INFORMATION SHOWN:
+++

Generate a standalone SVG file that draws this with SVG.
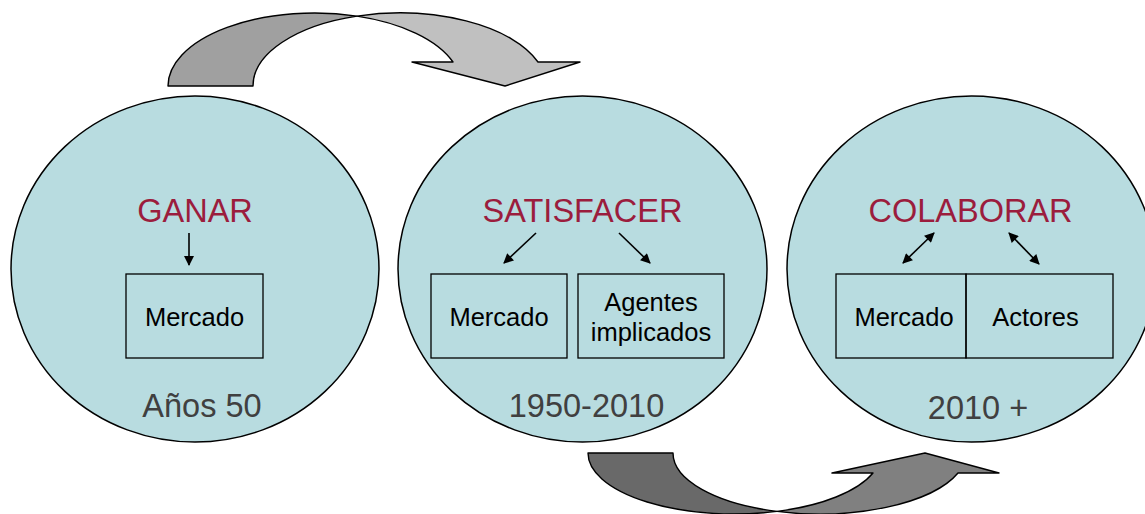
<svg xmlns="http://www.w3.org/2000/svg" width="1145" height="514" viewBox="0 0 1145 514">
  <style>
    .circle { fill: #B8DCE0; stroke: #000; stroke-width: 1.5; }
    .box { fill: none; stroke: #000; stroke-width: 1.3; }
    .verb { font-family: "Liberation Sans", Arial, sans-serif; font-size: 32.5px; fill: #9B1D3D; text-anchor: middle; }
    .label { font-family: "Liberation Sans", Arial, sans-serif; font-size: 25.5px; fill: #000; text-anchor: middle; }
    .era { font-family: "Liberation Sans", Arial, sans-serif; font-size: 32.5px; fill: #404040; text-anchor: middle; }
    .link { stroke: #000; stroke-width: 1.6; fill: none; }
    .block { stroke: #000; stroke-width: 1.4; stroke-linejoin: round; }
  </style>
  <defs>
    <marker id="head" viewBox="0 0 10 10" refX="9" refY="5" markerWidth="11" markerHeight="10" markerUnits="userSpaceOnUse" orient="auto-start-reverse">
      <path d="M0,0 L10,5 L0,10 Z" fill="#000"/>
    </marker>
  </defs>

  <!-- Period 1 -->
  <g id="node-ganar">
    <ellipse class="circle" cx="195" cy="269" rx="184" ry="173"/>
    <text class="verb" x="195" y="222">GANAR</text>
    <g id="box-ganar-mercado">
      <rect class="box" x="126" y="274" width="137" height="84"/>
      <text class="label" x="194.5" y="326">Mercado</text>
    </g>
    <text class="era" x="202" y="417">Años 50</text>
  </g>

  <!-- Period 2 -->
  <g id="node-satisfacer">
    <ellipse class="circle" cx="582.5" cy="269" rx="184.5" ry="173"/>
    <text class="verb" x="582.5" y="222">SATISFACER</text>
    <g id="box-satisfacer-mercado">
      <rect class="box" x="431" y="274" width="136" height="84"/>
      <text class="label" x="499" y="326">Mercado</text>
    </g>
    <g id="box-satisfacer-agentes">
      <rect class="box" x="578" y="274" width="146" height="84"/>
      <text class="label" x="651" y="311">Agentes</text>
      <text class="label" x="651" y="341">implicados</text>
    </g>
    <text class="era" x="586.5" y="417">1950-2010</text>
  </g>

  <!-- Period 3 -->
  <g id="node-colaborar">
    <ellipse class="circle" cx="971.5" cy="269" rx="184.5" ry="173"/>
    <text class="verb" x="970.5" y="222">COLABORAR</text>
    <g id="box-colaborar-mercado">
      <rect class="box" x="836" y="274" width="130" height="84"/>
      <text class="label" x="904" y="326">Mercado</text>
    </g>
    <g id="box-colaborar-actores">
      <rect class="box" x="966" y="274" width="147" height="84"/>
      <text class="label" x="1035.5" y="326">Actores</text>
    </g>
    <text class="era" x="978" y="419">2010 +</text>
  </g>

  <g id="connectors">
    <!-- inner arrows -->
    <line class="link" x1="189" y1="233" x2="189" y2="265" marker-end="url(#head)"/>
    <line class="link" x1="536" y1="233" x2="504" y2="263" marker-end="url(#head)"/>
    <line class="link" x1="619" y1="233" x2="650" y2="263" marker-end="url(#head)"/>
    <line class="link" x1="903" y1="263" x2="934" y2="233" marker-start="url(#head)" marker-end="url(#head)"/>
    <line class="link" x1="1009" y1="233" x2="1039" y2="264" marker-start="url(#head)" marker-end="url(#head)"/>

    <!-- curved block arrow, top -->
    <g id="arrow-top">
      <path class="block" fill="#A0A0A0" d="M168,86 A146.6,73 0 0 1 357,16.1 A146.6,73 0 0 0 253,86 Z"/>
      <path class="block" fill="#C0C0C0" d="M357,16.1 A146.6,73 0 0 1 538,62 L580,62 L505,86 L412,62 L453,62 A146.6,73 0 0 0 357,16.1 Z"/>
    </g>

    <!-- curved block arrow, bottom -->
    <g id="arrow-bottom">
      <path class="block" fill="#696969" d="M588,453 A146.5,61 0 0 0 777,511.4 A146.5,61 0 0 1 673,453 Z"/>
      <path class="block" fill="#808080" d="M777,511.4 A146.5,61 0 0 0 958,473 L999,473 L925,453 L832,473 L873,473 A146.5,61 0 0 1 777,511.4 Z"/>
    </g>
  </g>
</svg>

+++

Quote the material word for word, dropping any images it holds.

ANSWER FOR THE TASK:
Generate a standalone SVG file that draws this with SVG.
<svg xmlns="http://www.w3.org/2000/svg" width="1145" height="514" viewBox="0 0 1145 514">
  <style>
    .circle { fill: #B8DCE0; stroke: #000; stroke-width: 1.5; }
    .box { fill: none; stroke: #000; stroke-width: 1.3; }
    .verb { font-family: "Liberation Sans", Arial, sans-serif; font-size: 32.5px; fill: #9B1D3D; text-anchor: middle; }
    .label { font-family: "Liberation Sans", Arial, sans-serif; font-size: 25.5px; fill: #000; text-anchor: middle; }
    .era { font-family: "Liberation Sans", Arial, sans-serif; font-size: 32.5px; fill: #404040; text-anchor: middle; }
    .link { stroke: #000; stroke-width: 1.6; fill: none; }
    .block { stroke: #000; stroke-width: 1.4; stroke-linejoin: round; }
  </style>
  <defs>
    <marker id="head" viewBox="0 0 10 10" refX="9" refY="5" markerWidth="11" markerHeight="10" markerUnits="userSpaceOnUse" orient="auto-start-reverse">
      <path d="M0,0 L10,5 L0,10 Z" fill="#000"/>
    </marker>
  </defs>

  <!-- Period 1 -->
  <g id="node-ganar">
    <ellipse class="circle" cx="195" cy="269" rx="184" ry="173"/>
    <text class="verb" x="195" y="222">GANAR</text>
    <g id="box-ganar-mercado">
      <rect class="box" x="126" y="274" width="137" height="84"/>
      <text class="label" x="194.5" y="326">Mercado</text>
    </g>
    <text class="era" x="202" y="417">Años 50</text>
  </g>

  <!-- Period 2 -->
  <g id="node-satisfacer">
    <ellipse class="circle" cx="582.5" cy="269" rx="184.5" ry="173"/>
    <text class="verb" x="582.5" y="222">SATISFACER</text>
    <g id="box-satisfacer-mercado">
      <rect class="box" x="431" y="274" width="136" height="84"/>
      <text class="label" x="499" y="326">Mercado</text>
    </g>
    <g id="box-satisfacer-agentes">
      <rect class="box" x="578" y="274" width="146" height="84"/>
      <text class="label" x="651" y="311">Agentes</text>
      <text class="label" x="651" y="341">implicados</text>
    </g>
    <text class="era" x="586.5" y="417">1950-2010</text>
  </g>

  <!-- Period 3 -->
  <g id="node-colaborar">
    <ellipse class="circle" cx="971.5" cy="269" rx="184.5" ry="173"/>
    <text class="verb" x="970.5" y="222">COLABORAR</text>
    <g id="box-colaborar-mercado">
      <rect class="box" x="836" y="274" width="130" height="84"/>
      <text class="label" x="904" y="326">Mercado</text>
    </g>
    <g id="box-colaborar-actores">
      <rect class="box" x="966" y="274" width="147" height="84"/>
      <text class="label" x="1035.5" y="326">Actores</text>
    </g>
    <text class="era" x="978" y="419">2010 +</text>
  </g>

  <g id="connectors">
    <!-- inner arrows -->
    <line class="link" x1="189" y1="233" x2="189" y2="265" marker-end="url(#head)"/>
    <line class="link" x1="536" y1="233" x2="504" y2="263" marker-end="url(#head)"/>
    <line class="link" x1="619" y1="233" x2="650" y2="263" marker-end="url(#head)"/>
    <line class="link" x1="903" y1="263" x2="934" y2="233" marker-start="url(#head)" marker-end="url(#head)"/>
    <line class="link" x1="1009" y1="233" x2="1039" y2="264" marker-start="url(#head)" marker-end="url(#head)"/>

    <!-- curved block arrow, top -->
    <g id="arrow-top">
      <path class="block" fill="#A0A0A0" d="M168,86 A146.6,73 0 0 1 357,16.1 A146.6,73 0 0 0 253,86 Z"/>
      <path class="block" fill="#C0C0C0" d="M357,16.1 A146.6,73 0 0 1 538,62 L580,62 L505,86 L412,62 L453,62 A146.6,73 0 0 0 357,16.1 Z"/>
    </g>

    <!-- curved block arrow, bottom -->
    <g id="arrow-bottom">
      <path class="block" fill="#696969" d="M588,453 A146.5,61 0 0 0 777,511.4 A146.5,61 0 0 1 673,453 Z"/>
      <path class="block" fill="#808080" d="M777,511.4 A146.5,61 0 0 0 958,473 L999,473 L925,453 L832,473 L873,473 A146.5,61 0 0 1 777,511.4 Z"/>
    </g>
  </g>
</svg>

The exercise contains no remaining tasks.